The emerging modern industrial economy that began to flourish in the 20th century was intimately tied to adolescents. The movement of workers out of the home and into the factories allowed working class children an almost unprecedented range of freedom from parental supervision. Rapid urbanization, coupled with massive European immigration in the 1890s, saw American juvenile delinquency rates skyrocket. Unwilling to subject American youths to the same rehabilitation institutions as hardened adult criminals, government officials began to look at different measures involving social programs tailored to the delicate psyches of their new wards. At the other end of the social spectrum, the schooling required to function in the increasingly complex economy led to the creation of the high school as an institution for everyone. Hundreds of thousands of middle-class children were delayed their direct entry into the workforce.
Similar events were occurring across the Atlantic in Britain, France and Germany, where the young were subsumed as part of growing national military movements. Everyone has heard the stories of entire classrooms enlisting at the outbreak of the First World War, and Savage documents this era well. However, the war proved to be a breaking point of sorts — in Europe, it destroyed the optimism of youth and the romantic notions of war they had been raised on. For those who were too young to enlist, their recruitment into part-time work in war industries gave them increased disposable income that they often spent on the emerging markets for music, clothes and makeup. Afterwards, in the United States, the post-war era saw an explosion of college enrollment that, during the heyday of the roaring ’20s, saw college students become the target of many advertisers, as these youths tended to have even more money than their working counterparts. In time, advertisers began to zero in on high school students as well.
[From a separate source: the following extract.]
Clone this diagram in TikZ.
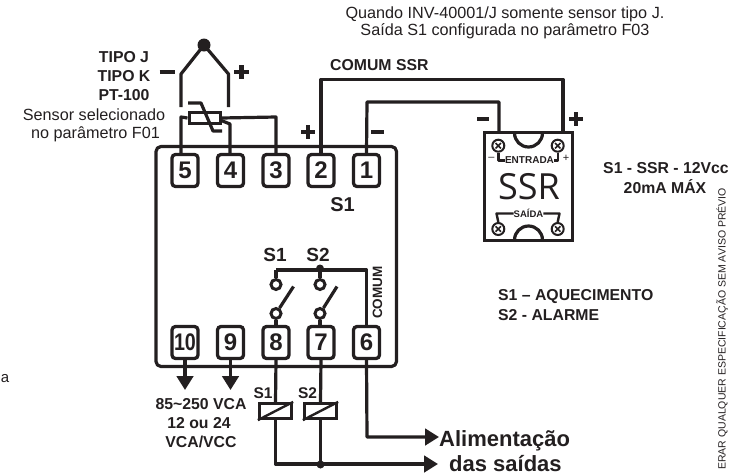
\documentclass[tikz,border=0pt]{standalone}
\usepackage{fontspec}
\setmainfont{Liberation Sans}
\newfontfamily\ssrfont{Open Sans}
\usetikzlibrary{arrows.meta}
\definecolor{ink}{HTML}{231F20}
\tikzset{
 x=1pt,y=-1pt,
 wire/.style={draw=ink,line width=3.2pt,line join=round},
 thin wire/.style={draw=ink,line width=2.4pt,line join=round},
 term/.style={draw=ink,line width=3.3pt,rounded corners=3.5pt,minimum width=26pt,minimum height=32pt,inner sep=0pt,font=\fontsize{24}{24}\bfseries,text=ink},
 lab/.style={inner sep=0pt,align=center,text=ink},
 bl/.style={lab,font=\fontsize{15.8}{18}\bfseries},
 rg/.style={lab,font=\fontsize{16.2}{18}\selectfont},
 sign/.style={draw=ink,line width=4.5pt},
 screw/.style={circle,draw=ink,line width=2pt,fill=white,minimum size=12pt,inner sep=0pt},
 cont/.style={circle,draw=ink,line width=3pt,fill=white,minimum size=10pt,inner sep=0pt},
 relay/.style={draw=ink,line width=3.2pt,fill=white,minimum width=32pt,minimum height=15pt,inner sep=0pt},
 dotn/.style={circle,fill=ink,inner sep=0pt},
 head/.style={-{Triangle[length=14pt,width=16.5pt]}},
}
\begin{document}
\begin{tikzpicture}
\useasboundingbox (0,0) rectangle (737,475);
\clip (0,0) rectangle (737,475);
% device
\draw[wire,rounded corners=5pt] (156,146.5) rectangle (396.5,366.5);
\node[term,fill=white] (t5) at (185,170.5) {5};
\node[term,fill=white] (t4) at (230.5,170.5) {4};
\node[term,fill=white] (t3) at (276,170.5) {3};
\node[term,fill=white] (t2) at (321,170.5) {2};
\node[term,fill=white] (t1) at (366.5,170.5) {1};
\node[term,fill=white] (t10) at (185,342.5) {\scalebox{0.82}[1]{10}};
\node[term,fill=white] (t9) at (230.5,342.5) {9};
\node[term,fill=white] (t8) at (276,342.5) {8};
\node[term,fill=white] (t7) at (321,342.5) {7};
\node[term,fill=white] (t6) at (366.5,342.5) {6};
\node[bl,font=\fontsize{20}{20}\bfseries] (s1top) at (342.5,205) {S1};
% sensor
\node[dotn,minimum size=13pt] (tc) at (204,45) {};
\coordinate (tcl) at (181,74);\coordinate (tcr) at (228.5,74);
\coordinate (tcle) at (181,107);\coordinate (tcre) at (228.5,107);
\draw[wire] (tc.center) -- (tcl) -- (tcle);
\draw[wire] (tc.center) -- (tcr) -- (tcre);
\node[draw=ink,line width=3pt,minimum width=31pt,minimum height=11pt,inner sep=0pt] (rtd) at (204.5,118) {};
\draw[wire] (t5.north -| tcl) -- (181,117) -- (rtd.west);
\draw[wire] (rtd.east) -- (276,117) -- (t3.north);
\draw[wire] (220,120) -- (230,124) -- (230,154);
\draw[wire] (188,103) -- (201,103) -- (213,131) -- (222,131);
\draw[sign] (159.5,72) -- (174.5,72);
\draw[sign] (234,72) -- (249,72) (241.5,65) -- (241.5,79);
\node[bl] (tipoj) at (124,57) {TIPO J};
\node[bl] (tipok) at (124,76) {TIPO K};
\node[bl] (pt) at (124,95) {PT-100};
\node[rg] (sel1) at (94,115) {Sensor selecionado};
\node[rg] (sel2) at (95.5,134) {no parâmetro F01};
% SSR
\node[draw=ink,line width=3pt,minimum width=88pt,minimum height=108pt,inner sep=0pt] (ssr) at (528.7,186.5) {};
\node[inner sep=0pt,font=\ssrfont\fontsize{36}{36}\selectfont,text=ink] (ssrt) at (529,187) {SSR};
\draw[wire] (514.5,133) arc[start angle=180,end angle=0,radius=14];
\draw[wire] (514.5,240) arc[start angle=180,end angle=360,radius=14];
\foreach \n/\x/\y in {a/498.3/145.7,b/557.7/145.7,c/498.3/229,d/557.7/229}{
 \node[screw] (sc\n) at (\x,\y) {};
 \draw[ink,line width=1.6pt] (\x-2.7,\y-2.7) -- (\x+2.7,\y+2.7) (\x-2.7,\y+2.7) -- (\x+2.7,\y-2.7);
}
\node[bl,font=\fontsize{10}{10}\bfseries] (ent) at (529.5,160.5) {ENTRADA};
\node[bl,font=\fontsize{9.5}{10}\bfseries] (sai) at (528.5,213.5) {SAÍDA};
\draw[thin wire] (sca.south) -- (498.3,160.5) -- (ent.west);
\draw[thin wire] (scb.south) -- (557.7,160.5) -- (ent.east);
\draw[thin wire] (scc.north) -- (496.5,213.5) -- (sai.west);
\draw[thin wire] (scd.north) -- (559.5,213.5) -- (sai.east);
\node[rg,font=\fontsize{11}{11}\selectfont] (em) at (491.5,158.5) {--};
\node[rg,font=\fontsize{11}{11}\selectfont] (ep) at (566,158.5) {+};
\draw[wire] (t2.north) -- (321,79.5) -- (563,79.5) -- (563,132);
\draw[wire] (t1.north) -- (367,102) -- (499,102) -- (499,132);
\draw[sign] (301,132) -- (315,132) (308,125) -- (308,139);
\draw[sign] (371,132) -- (384,132);
\draw[sign] (477,119) -- (489,119);
\draw[sign] (569,119) -- (583,119) (576,112) -- (576,126);
\node[bl,anchor=west] (cssr) at (330,65) {COMUM SSR};
\node[rg] (q1) at (505,14) {Quando INV-40001/J somente sensor tipo J.};
\node[rg] (q2) at (505,31) {Saída S1 configurada no parâmetro F03};
\node[bl] (mx1) at (666,168) {S1 - SSR - 12Vcc};
\node[bl] (mx2) at (665,187) {20mA MÁX};
\node[bl,anchor=west] (aq) at (498,297) {S1 – AQUECIMENTO};
\node[bl,anchor=west] (al) at (498,315) {S2 - ALARME};
\node[lab,font=\fontsize{15}{15}\selectfont,anchor=base] (a) at (5,382) {a};
\node[lab,rotate=90,anchor=east,font=\fontsize{10.5}{10.5}\selectfont] (rev) at (722,188) {ERAR QUALQUER ESPECIFICAÇÃO SEM AVISO PRÉVIO};
% contacts
\node[bl,font=\fontsize{19}{19}\bfseries] (ls1) at (275,255) {S1};
\node[bl,font=\fontsize{19}{19}\bfseries] (ls2) at (318,255) {S2};
\coordinate (bl1) at (276,270);\coordinate (bl2) at (320,270);
\draw[wire] (bl1) -- (366.5,270) -- (t6.north);
\node[cont] (c1u) at (276,284.5) {};
\node[cont] (c2u) at (320,284.5) {};
\node[cont] (c1d) at (276,313.5) {};
\node[cont] (c2d) at (320,313.5) {};
\draw[wire] (c1u.north) -- (bl1);
\draw[wire] (c2u.north) -- (bl2);
\node[dotn,minimum size=8pt] (bj) at (320,268.5) {};
\draw[wire] (c1d.south) -- (t8.north);
\draw[wire] (c2d.south) -- (320,325);
\coordinate (b1) at (293.5,286.5);\coordinate (b2) at (337,286.5);
\draw[wire] (c1d) -- (b1);
\draw[wire] (c2d) -- (b2);
\node[lab,rotate=90,font=\fontsize{13.5}{14}\bfseries] (com) at (377.5,292.5) {COMUM};
% supply
\coordinate (a10) at (185,390);\coordinate (a9) at (230.5,390);
\draw[wire,head] (t10.south) -- (a10);
\draw[wire,head] (t9.south) -- (a9);
\node[bl] (v1) at (201,404) {85\textasciitilde250 VCA};
\node[bl] (v2) at (199,423) {12 ou 24};
\node[bl] (v3) at (201,442) {VCA/VCC};
% relays
\node[relay] (r1) at (275.5,411) {};
\node[relay] (r2) at (320.5,411) {};
\draw[wire] (t8.south) -- (r1.north);
\draw[wire] (t7.south) -- (r2.north);
\draw[thin wire] (r1.south west) -- (r1.north east);
\draw[thin wire] (r2.south west) -- (r2.north east);
\node[bl,font=\fontsize{15.5}{15.5}\bfseries] (rs1) at (263,393) {S1};
\node[bl,font=\fontsize{15.5}{15.5}\bfseries] (rs2) at (307.5,393) {S2};
\coordinate (al1) at (439,437);\coordinate (al2) at (438,464);
\draw[wire,head] (t6.south) -- (367,437) -- (al1);
\draw[wire] (r1.south) -- (275.5,464) -- (320.5,464);
\draw[wire] (r2.south) -- (320.5,464);
\draw[wire,head] (320.5,464) -- (al2);
\node[dotn,minimum size=8pt] (bj2) at (320.5,464.5) {};
\node[lab,anchor=base west,font=\fontsize{22}{22}\bfseries] (al3) at (439,446.5) {Alimentação};
\node[lab,anchor=base west,font=\fontsize{22}{22}\bfseries] (al4) at (449,471.5) {das saídas};
\end{tikzpicture}
\end{document}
Thus, Savage positions the teenager as caught between two poles. At the one end exists government policies designed to educate and indoctrinate, as the inter-war period saw a tremendous number of youth programs throughout the western world. From the all-encompassing Nazi Youth, to the more limited ends of New Deal legislation, governments grew to fear the tumultuous desire of youths for change. At the other, the freedom of full adult responsibility meant that young people held more disposable income than their parents, and the desired market for wide sections of rapidly expanding consumer society. Resistance to these two extremes, Savage is quick to point out and happy to document, is almost inevitable. Every section seems to hold the stories of the wild youths that refused to be tamed, from the famous Swing Kids and the Zazous of Vichy France, to the hobo youths of Depression-era America, or the fabulously decadent Bright Young Things of 1920s Britain.
In the years leading up to the Second World War, western youth seemed brimming with discontent at either being too tightly controlled by their respective governments, or else unable to participate fully in the consumer dreams fed to them during the 1920s. Market researchers and advertisers, though, had been taking it all in. By the time the war ended, they had developed a complete strategy for attracting this audience, even going so far as to develop a whole new label for the section of society they felt would be integral to post-war success: the teenager.